The shooting happened just off a highway in Kinoo, about 20 kilometers (12 miles) outside Nairobi. An Associated Press reporter at the scene saw two pools of blood on the roadside.
Shortly after Munyambu's news conference, two men who identified themselves only as officials from the U.S. Embassy ordered reporters to leave the scene and took journalists' pictures, threatening to ban them from the embassy.
Carjackings are common in and around Nairobi, but Saturday's attack was unusually brazen because it took place during the day. In September, the chief U.S. military attache was shot and seriously wounded in a carjacking in Nairobi. Russia's ambassador was stabbed in a robbery on Aug. 20. A month earlier, a Danish diplomat was attacked and robbed.
Kenya's government spokesman, Alfred Mutua, said officials believe Saturday's violence was "a random attack." He did not provide further details.


This does not necessarilly have anything to do with international politics or the women being in a US embassy car. Kenya has an incredible crime rate and has had it for years. I was there in 1980 and 1985 and continually heard stories about murders and rapes and 'raiders' both times. In 1978 raiders hit a group of archeology students, severed one man's clavicle with a machete, raped two women, and stole everything of value they could. Most homes inside Nairobi that could afford it were fortresses. If the women were 'europeans', that is, white, they would have been seen as rich pickings. See the latest issue of Smithsonian for what is going on, or Google "Njoya Cholmondely" for other online sources.
Posted by: John H. Costello | Saturday, January 27, 2007 at 04:16 PM
Reading terrorism into this Dan? Sometimes I wonder if you've ever been to underdeveloped countries. Yes, this happens there, not only to Americans, and what do you think diplomatic plates mean to a desperate carthief? Exactly, nothing at all. They probably had no idea (nor would have cared)what diplomatic plates look like, that the occupants were American, or even what the US is. All they saw (as John Costello explains above) were white people in a (probably) expensive car in a neighbourhood where they had no business being. In other words, rich targets.
Posted by: Northerner | Monday, January 29, 2007 at 03:48 AM
What none of you know and what everyone is trying to hide is that the older woman and her husband had been missionaries in Kartoum Sudan for 30 years. They recently retired to the states and advocate for the atrocities in Sudan.
They loved the people of Sudan and Africa. We can analyze, rationalize every bit of information. What it comes down to is that they were bringing peace and love to people. She always spread the word of Christ Jesus and his love for the whole world.
Posted by: Dan West | Tuesday, January 30, 2007 at 11:30 AM
@Dan West:
Given the "holier than thou" attitude of most missionaries bringing yet another religion to people who have other priorities (like finding enough food to feed themselves and their families), I fail to see why missionaries are always put on a pedestal by some people.

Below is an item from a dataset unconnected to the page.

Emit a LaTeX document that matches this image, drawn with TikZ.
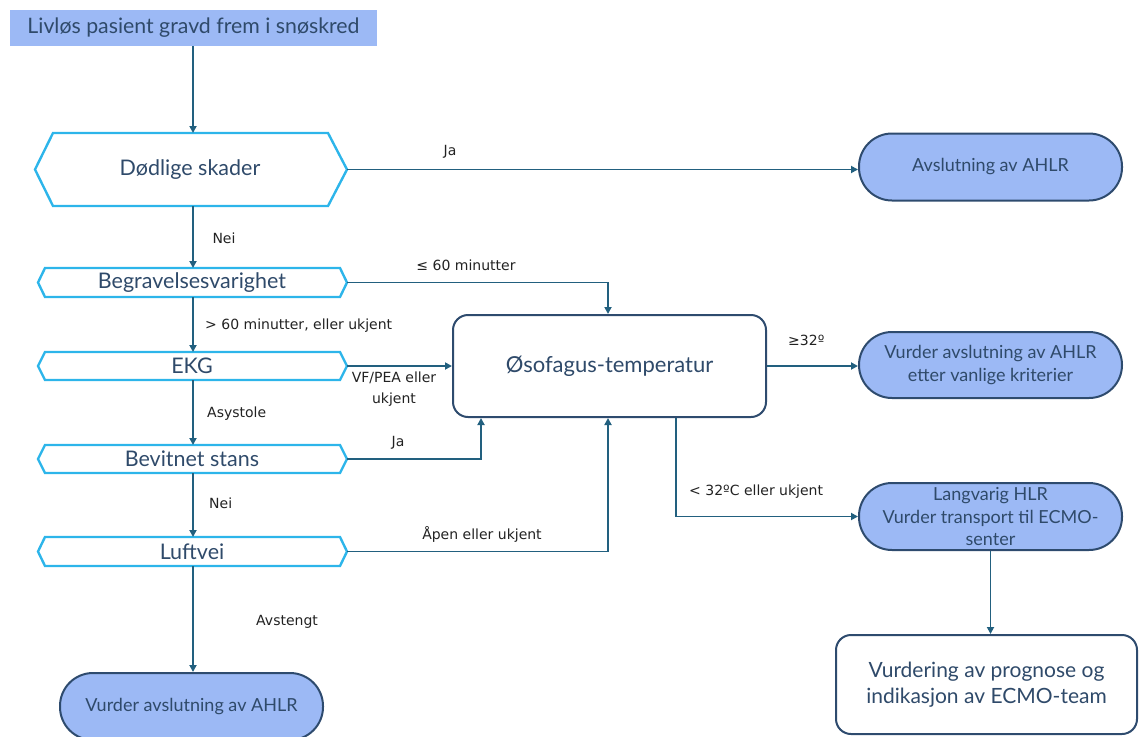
\documentclass[tikz,border=0pt]{standalone}
\usepackage{fontspec}
\setmainfont{Lato}
\newfontfamily\lblfont{DejaVu Sans}
\usetikzlibrary{arrows.meta,calc}
\definecolor{boxfill}{HTML}{9CB9F5}
\definecolor{boxline}{HTML}{2E4B6E}
\definecolor{nodetext}{HTML}{2F4A6A}
\definecolor{conn}{HTML}{22607F}
\definecolor{hexline}{HTML}{2DB5EA}
\definecolor{lbltext}{HTML}{222222}
\tikzset{
  conline/.style={draw=conn, line width=1.8pt, -{Triangle[length=7pt,width=7pt]}},
  hexborder/.style={draw=hexline, line width=2.4pt, line join=miter},
  hextext/.style={text=nodetext, inner sep=0pt, font=\fontsize{21.5}{25}\selectfont},
  titlebox/.style={fill=boxfill, draw=none, minimum width=367pt, minimum height=36pt, inner sep=0pt, text=nodetext, font=\fontsize{21.3}{25}\selectfont},
  stadium/.style={fill=boxfill, draw=boxline, line width=2pt, rounded corners=33pt, minimum width=263pt, minimum height=67pt, inner sep=0pt, align=center, text=nodetext, font=\fontsize{18}{22.5}\selectfont},
  whitebox/.style={fill=white, draw=boxline, line width=2pt, rounded corners=15pt, inner sep=0pt, align=center, text=nodetext},
  lbl/.style={text=lbltext, inner sep=0pt, font=\lblfont\fontsize{14}{21}\selectfont, align=center}
}
\begin{document}
\begin{tikzpicture}[x=1pt,y=-1pt]
\useasboundingbox (0,0) rectangle (1139,736);
\clip (0,0) rectangle (1139,736);

% title
\node[titlebox] (title) at (193.5,28) {Livløs pasient gravd frem i snøskred};

% hexagons
\draw[hexborder] (53,133) -- (328,133) -- (347,169.5) -- (328,206) -- (53,206) -- (35,169.5) -- cycle;
\node[hextext] (dod) at (190,169.5) {Dødlige skader};
\coordinate (dodR) at (347,169.5);
\coordinate (dodT) at (193,133);
\coordinate (dodB) at (193,206);

\draw[hexborder] (45,268) -- (340,268) -- (347,282.5) -- (340,297) -- (45,297) -- (38,282.5) -- cycle;
\node[hextext] (beg) at (192,282.5) {Begravelsesvarighet};
\coordinate (begR) at (347,282.5);
\coordinate (begT) at (193,268);
\coordinate (begB) at (193,297);

\draw[hexborder] (45,352) -- (340,352) -- (347,366) -- (340,380) -- (45,380) -- (38,366) -- cycle;
\node[hextext] (ekg) at (192,366) {EKG};
\coordinate (ekgR) at (347,366);
\coordinate (ekgT) at (193,352);
\coordinate (ekgB) at (193,380);

\draw[hexborder] (45,445) -- (340,445) -- (347,459) -- (340,473) -- (45,473) -- (38,459) -- cycle;
\node[hextext] (bev) at (192,459) {Bevitnet stans};
\coordinate (bevR) at (347,459);
\coordinate (bevT) at (193,445);
\coordinate (bevB) at (193,473);

\draw[hexborder] (45,537) -- (340,537) -- (347,551.5) -- (340,566) -- (45,566) -- (38,551.5) -- cycle;
\node[hextext] (luf) at (192,551.5) {Luftvei};
\coordinate (lufR) at (347,551.5);
\coordinate (lufT) at (193,537);
\coordinate (lufB) at (193,566);

% central box
\node[whitebox, minimum width=313pt, minimum height=102pt, font=\fontsize{22}{26}\selectfont] (oso) at (609.5,366) {Øsofagus-temperatur};

% terminal boxes
\node[stadium] (avsl) at (990.5,167) {Avslutning av AHLR};
\node[stadium, minimum height=66pt] (vurd1) at (990.5,365) {Vurder avslutning av AHLR\\etter vanlige kriterier};
\node[stadium] (lang) at (990.5,516.5) {Langvarig HLR\\Vurder transport til ECMO-\\senter};
\node[stadium] (vurd2) at (191.5,706.5) {Vurder avslutning av AHLR};
\node[whitebox, minimum width=301pt, minimum height=99pt, font=\fontsize{21}{26}\selectfont] (ecmo) at (986.5,684.5) {Vurdering av prognose og\\indikasjon av ECMO-team};

% connectors
\draw[conline] (title.south -| dodT) -- (dodT);
\draw[conline] (dodB) -- (begT);
\draw[conline] (begB) -- (ekgT);
\draw[conline] (ekgB) -- (bevT);
\draw[conline] (bevB) -- (lufT);
\draw[conline] (lufB) -- (lufB |- vurd2.north);
\draw[conline] (dodR) -- (dodR -| avsl.west);
\draw[conline] (begR) -| ($(oso.north)+(-1.5,0)$);
\draw[conline] (ekgR) -- (oso.west);
\draw[conline] (bevR) -| ($(oso.south west)+(29,0)$);
\draw[conline] (lufR) -| ($(oso.south)+(-1.5,0)$);
\draw[conline] (oso.east) -- (oso.east -| vurd1.west);
\draw[conline] ($(oso.south west)+(224,0)$) |- (lang.west);
\draw[conline] (lang.south) -- (lang.south |- ecmo.north);

% labels
\node[lbl] (lJa1) at (450,152) {Ja};
\node[lbl] (lNei1) at (224,238) {Nei};
\node[lbl] (l60a) at (466,265) {≤ 60 minutter};
\node[lbl, anchor=west] (l60b) at (205,326) {> 60 minutter, eller ukjent};
\node[lbl] (lvf) at (394,389.5) {VF/PEA eller\\ukjent};
\node[lbl, anchor=west] (lasy) at (207,414) {Asystole};
\node[lbl] (lJa2) at (398,443) {Ja};
\node[lbl, anchor=west] (lNei2) at (209,503) {Nei};
\node[lbl] (lapen) at (482,534) {Åpen eller ukjent};
\node[lbl, anchor=west] (l32a) at (788,340) {≥32º};
\node[lbl, anchor=west] (l32b) at (689,492) {< 32ºC eller ukjent};
\node[lbl, anchor=west] (lavs) at (256,622) {Avstengt};
\end{tikzpicture}
\end{document}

They try to impose their way of life on a people that do not wish to change their religion.
And why should they? One religion is as good as another, after all they are all fantasies made up to explain things that people couldn't understand for themselves. The more we understand about nature, the less we need religion to explain certain things to us. Good riddance I say, religion has brought much more sorrow to this world than any other human phenomenon.
Posted by: Northerner | Wednesday, January 31, 2007 at 07:34 AM
are they a us or canadian citizens? are they coloured?